As a Special Agent in the United States Secret Service, I had the honor and privilege of serving five presidents—Dwight D. Eisenhower, John F. Kennedy, Lyndon B. Johnson, Richard M. Nixon, and Gerald R. Ford—three Republicans and two Democrats. From my unique vantage point, I had the rare opportunity to observe the human side of these men—the most powerful men in the world—as each dealt with the enormous responsibilities and unforeseen challenges thrust upon them, and how their individual characters and personalities affected grave decisions.
My seventeen years in the Secret Service spanned the period that encompassed the U-2 spy incident; the Cold War; the Cuban Missile Crisis; the assassinations of President John F. Kennedy, Martin Luther King Jr., and Robert F. Kennedy; the civil rights movement, riots and burning of major U.S. cities; the Vietnam War; Watergate; and the resignations of Vice President Spiro T. Agnew and President Nixon. In less than two decades, America went from being unquestionably the most respected and admired nation in the world to a country whose image had become tarnished by violence, scandal, and deceit.
It is interesting to note that of these five presidents, only Eisenhower had a normal run as president—elected by the people and serving two full terms. Kennedy was elected in 1960 by the slimmest of margins, and his term lasted just one thousand days, cut short by an assassin. Suddenly, the vice president became president.
Johnson was reelected the following year, but when the demands of the office and the casualties of the Vietnam War became more than he could bear, he chose not to run for a second term. Nixon was elected in 1968, and again in 1972, but in the wake of the Watergate scandal, he became the first United States president to resign, in 1974. A year earlier, when Nixon’s vice president, Spiro Agnew, resigned in disgrace, Nixon appointed Gerald Ford as vice president. Thus, upon Nixon’s resignation, Ford became president, never having been elected to the office.
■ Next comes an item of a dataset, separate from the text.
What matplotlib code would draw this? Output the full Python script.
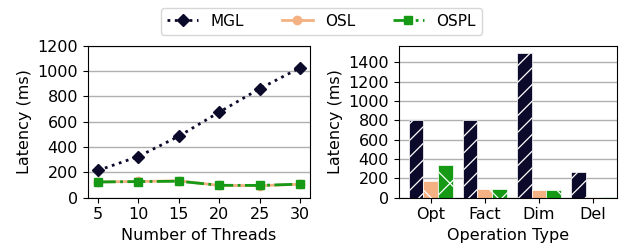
import matplotlib
matplotlib.use('Agg')
from matplotlib import pyplot as plt
import numpy as np

threads = [5, 10, 15, 20, 25, 30]
mgl_lat = [215, 325, 485, 675, 860, 1025]
osl_lat = [125, 128, 133, 97, 95, 106]
ospl_lat = [124, 127, 130, 98, 97, 107]

ops = ['Opt', 'Fact', 'Dim', 'Del']
mgl_ops = [800, 800, 1500, 270]
osl_ops = [170, 90, 80, 10]
ospl_ops = [340, 90, 80, 10]

c_mgl = '#0c0a2a'
c_osl = '#f4b183'
c_ospl = '#169a16'

plt.rcParams['font.size'] = 11.5
plt.rcParams['hatch.linewidth'] = 0.9

fig = plt.figure(figsize=(6.23, 2.49), dpi=100)
ax1 = fig.add_axes([0.141, 0.206, 0.357, 0.611])
ax2 = fig.add_axes([0.640, 0.206, 0.350, 0.611])

# left: latency vs threads
l1, = ax1.plot(threads, mgl_lat, linestyle=':', color=c_mgl, marker='D',
               markersize=6, linewidth=2, label='MGL')
l2, = ax1.plot(threads, osl_lat, linestyle='-', color=c_osl, marker='o',
               markersize=6, linewidth=2, label='OSL')
l3, = ax1.plot(threads, ospl_lat, linestyle='-.', color=c_ospl, marker='s',
               markersize=6, linewidth=2, label='OSPL')
ax1.set_ylim(0, 1200)
ax1.set_xticks(threads)
ax1.set_yticks(range(0, 1201, 200))
ax1.yaxis.grid(True, color='#b0b0b0', linewidth=1)
ax1.set_axisbelow(True)
ax1.set_xlabel('Number of Threads')
ax1.set_ylabel('Latency (ms)')

# right: latency per operation type
x = np.arange(len(ops))
w = 0.27
ax2.bar(x - w, mgl_ops, w, color=c_mgl, edgecolor='white', hatch='//', linewidth=0.5)
ax2.bar(x, osl_ops, w, color=c_osl, edgecolor='white', hatch='\\', linewidth=0.5)
ax2.bar(x + w, ospl_ops, w, color=c_ospl, edgecolor='white', hatch='x', linewidth=0.5)
ax2.set_xticks(x)
ax2.set_xticklabels(ops)
ax2.set_xlim(-0.59, 3.44)
ax2.set_ylim(0, 1575)
ax2.set_yticks(range(0, 1401, 200))
ax2.yaxis.grid(True, color='#b0b0b0', linewidth=1)
ax2.set_axisbelow(True)
ax2.set_xlabel('Operation Type')
ax2.set_ylabel('Latency (ms)')

fig.legend(handles=[l1, l2, l3], loc='upper center', bbox_to_anchor=(0.516, 1.0),
           ncol=3, frameon=True, columnspacing=2.5, fontsize=11)

fig.savefig('out.png', dpi=100)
It was a turbulent time, and there I was, in the middle of it all.
As with our two previous books, my talented writing partner, Lisa McCubbin, and I have attempted to bring history to life through my experiences. While Mrs. Kennedy and Me focused on my interactions with Jacqueline Kennedy, and Five Days in November detailed those tragic days surrounding the assassination, the Kennedy section in this book focuses on my observations of and interactions with President Kennedy. There is unavoidably some overlap, but the recollections of my years with Eisenhower, Johnson, Nixon, and Ford are revealed here for the first time.
There is no doubt that the assassination of President Kennedy was a defining moment for me, and it would affect me on many levels for the rest of my life. I was thrust onto the pages of history, but it has often bothered me that I would be remembered solely for my actions on that one day. For there was much that led up to that moment, and much that followed.
Like the five presidents I served, there were many things that influenced the decisions I made, the actions I took, the man I became.
It has indeed been an extraordinary journey.